By Duncan Mlanjira
FIFA will release all operational funding due to member associations for the years 2019 and 2020 in the coming days as the first step of a relief plan to assist the football community impacted by the COVID-19 pandemic.
This measure will mean that a total of around US$150 million will be distributed among the 211 national football governing bodies around the world.
“The pandemic has caused unprecedented challenges for the entire football community and, as the world governing body, it is FIFA’s duty to be there and support the ones that are facing acute needs,” FIFA president Gianni Infantino is quoted as saying in a release on www.fifa.com on Friday.
“This starts by providing immediate financial assistance to our member associations, many of which are experiencing severe financial distress. This is the first step of a far-reaching financial relief plan we are developing to respond to the emergency across the whole football community.
“Together with our stakeholders, we are we assessing the losses and we are working on the most appropriate and effective tools to implement the other stages of this relief plan,” says the FIFA president.
FIFA says the release of the second instalment of operational costs for 2020 was originally due in July but will now be paid immediately.
Under normal circumstances, FIFA’s member associations would have only received the full amount of the contribution upon fulfillment of specific criteria.
Instead, FIFA is now transferring this amount as an active support to help safeguard football across all member associations.
This immediate financial assistance should be used to mitigate the financial impact of COVID-19 on football in member associations, namely to meet financial or operational obligations that they may have towards staff and other third parties.
“The standard obligations and responsibilities in relation to the use of these funds as outlined in the Forward 2.0 Regulations remain fully applicable and will be subject to the standard audit and reporting process,” says FIFA.

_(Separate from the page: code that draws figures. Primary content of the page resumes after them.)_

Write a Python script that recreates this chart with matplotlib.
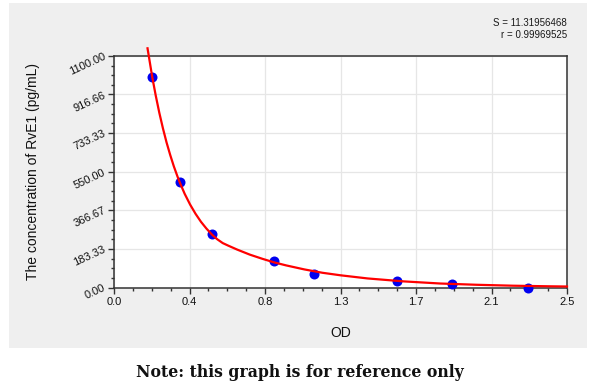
import matplotlib
matplotlib.use("Agg")
import matplotlib.pyplot as plt
from matplotlib.patches import Rectangle
from matplotlib.ticker import FixedLocator, MultipleLocator

# standard points (OD, concentration)
od = [0.211, 0.364, 0.542, 0.885, 1.104, 1.563, 1.864, 2.286]
conc = [1000, 500, 252, 126, 62.5, 30, 18, 0]

# fitted curve
curve_od = [0.185, 0.211, 0.23, 0.25, 0.27, 0.29, 0.31, 0.33, 0.35, 0.364,
            0.39, 0.42, 0.45, 0.48, 0.51, 0.542, 0.57, 0.60, 0.63, 0.68,
            0.75, 0.82, 0.885, 0.95, 1.05, 1.15, 1.25, 1.4, 1.6, 1.8,
            2.0, 2.2, 2.4, 2.5]
curve_conc = [1136, 1000, 913, 830, 756, 689, 630, 576, 528, 497,
              445, 394, 350, 312, 280, 250, 229, 211, 199, 180,
              156, 136, 119, 105, 86, 70, 58, 43, 29, 19,
              13, 8.6, 5.8, 4.7]

x_ticks = [0.0, 2.5 / 6, 5.0 / 6, 1.25, 10.0 / 6, 12.5 / 6, 2.5]
x_labels = ["0.0", "0.4", "0.8", "1.3", "1.7", "2.1", "2.5"]
y_ticks = [0, 1100 / 6, 2200 / 6, 550, 4400 / 6, 5500 / 6, 1100]
y_labels = ["0.00", "183.33", "366.67", "550.00", "733.33", "916.66", "1100.00"]

s_value = "S = 11.31956468"
r_value = "r = 0.99969525"

plt.rcParams["font.family"] = ["Liberation Sans", "DejaVu Sans"]

fig = plt.figure(figsize=(6, 3.88), dpi=100)
fig.patch.set_facecolor("white")
bg = Rectangle((0.015, 0.103), 0.963, 0.889, transform=fig.transFigure,
               facecolor="#efefef", edgecolor="none", zorder=-10)
fig.add_artist(bg)

ax = fig.add_axes([0.19, 0.259, 0.755, 0.597])
ax.set_facecolor("white")

ax.plot(od, conc, "o", color="#0000f0", ms=7.2, mec="none", clip_on=False, zorder=3)
ax.plot(curve_od, curve_conc, color="#ff0000", lw=1.6, clip_on=False, zorder=4)

ax.set_xlim(0, 2.5)
ax.set_ylim(0, 1100)
ax.xaxis.set_major_locator(FixedLocator(x_ticks))
ax.set_xticklabels(x_labels)
ax.xaxis.set_minor_locator(MultipleLocator(2.5 / 24))
ax.yaxis.set_major_locator(FixedLocator(y_ticks))
ax.set_yticklabels(y_labels)
ax.yaxis.set_minor_locator(MultipleLocator(1100 / 24))

ax.grid(True, which="major", color="#e6e6e6", lw=0.9)
ax.set_axisbelow(True)
for sp in ax.spines.values():
    sp.set_color("#333333")
    sp.set_linewidth(1.1)

ax.tick_params(which="major", length=4.5, width=1, color="#333333",
               labelsize=8, labelcolor="#111111", pad=2)
ax.tick_params(which="minor", length=2.5, width=1, color="#333333")

for lbl in ax.get_yticklabels():
    lbl.set_rotation(25)
    lbl.set_rotation_mode("anchor")
    lbl.set_ha("right")
    lbl.set_va("center")

ax.set_xlabel("OD", fontsize=10, color="#111111", labelpad=14)
ax.set_ylabel("The concentration of RvE1 (pg/mL)", fontsize=10, color="#111111", labelpad=20)

fig.text(0.945, 0.94, s_value, ha="right", va="center", fontsize=7, color="#1a1a1a")
fig.text(0.945, 0.91, r_value, ha="right", va="center", fontsize=7, color="#1a1a1a")

fig.text(0.5, 0.04, "Note: this graph is for reference only", ha="center", va="center",
         fontsize=11.3, fontweight="bold", family=["DejaVu Serif"], color="#111111")

fig.savefig("out.png", dpi=100)
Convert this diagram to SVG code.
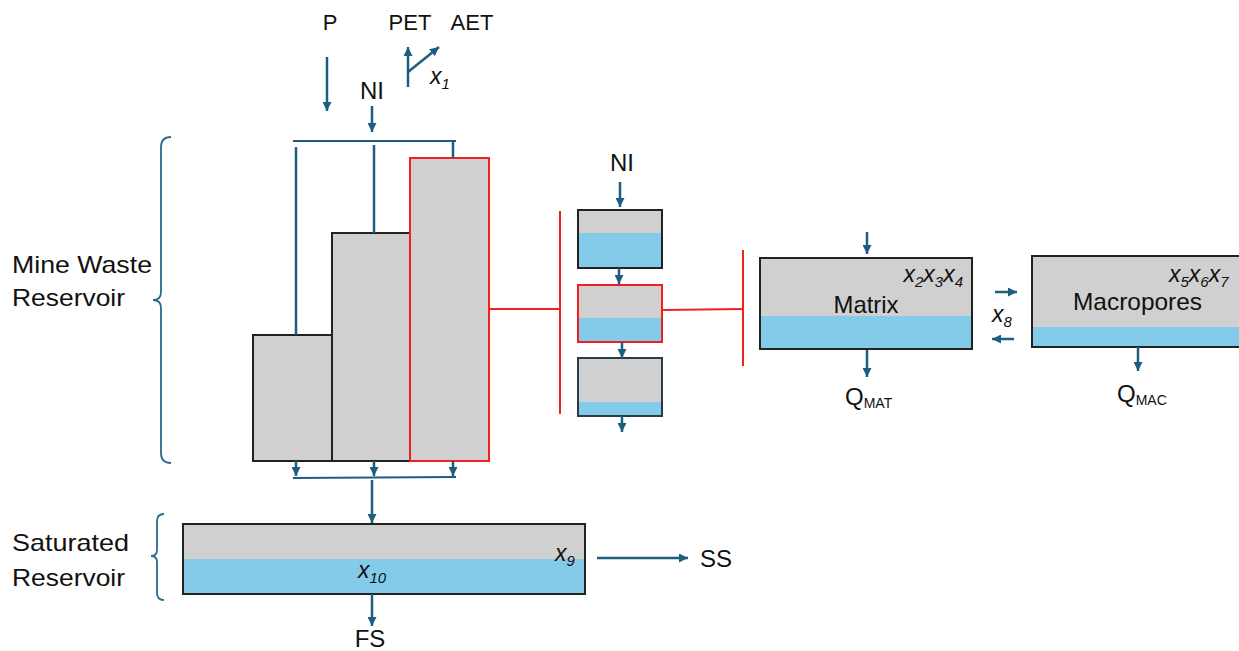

“This financial relief plan is possible thanks to the strong financial position that FIFA has been able to consolidate over the past four years.
“The next stages of the plan are currently being finalised and will be communicated in due course.”
Football Association of Malawi (FAM) said this money was already budgeted for its operational activities for July to December 2020 and were expecting to receive it in July.
“In light of the COVID-19 pandemic, FIFA has relaxed the rules of accessing the funds so that FAs can cope with the current situation and easily meet its financial obligations,” says FAM’s Competition & Communications Director Gomezgani Zakazaka.
“Just to clarify that the US$500,000 is part of the US$1 million which we receive every year for operations.
“FIFA is still working on the Emergency Relief Fund as a bail out plan for COVID-19 and it will be announced at an appropriate time.”
He added that FAM has been working behind the scenes on how they can respond to the Coronavirus pandemic through a Task Force that was set up the Executive Committee.
“The Executive Committee will be holding a virtual meeting on Monday to review the Task Force report which is geared at assessing the impact of COVID-19 pandemic on football and proposing how we can intervene and respond to the current situation.”
The Task Force comprises Chimango Munthali as chairman, Felister Dossi, Mada Kuyera and FAM general secretary Alfred Gunda.
Meanwhile women’s football will still benefit from investment worth US$1 billion despite the financial impact of the Coronavirus pandemic, says FIFA.
The funding for the women’s game, which covers 2019-2022 will not be cut.
A spokesperson for football’s world governing body said: “This funding has already been committed by FIFA and will not be impacted by the current crisis.
“This funding will be invested into a range of areas in the women’s game including competitions, capacity building, development programmes, governance and leadership, professionalisation and technical programmes.”
The package, announced last year, doubled Fifa’s investment and came from the association’s cash reserves.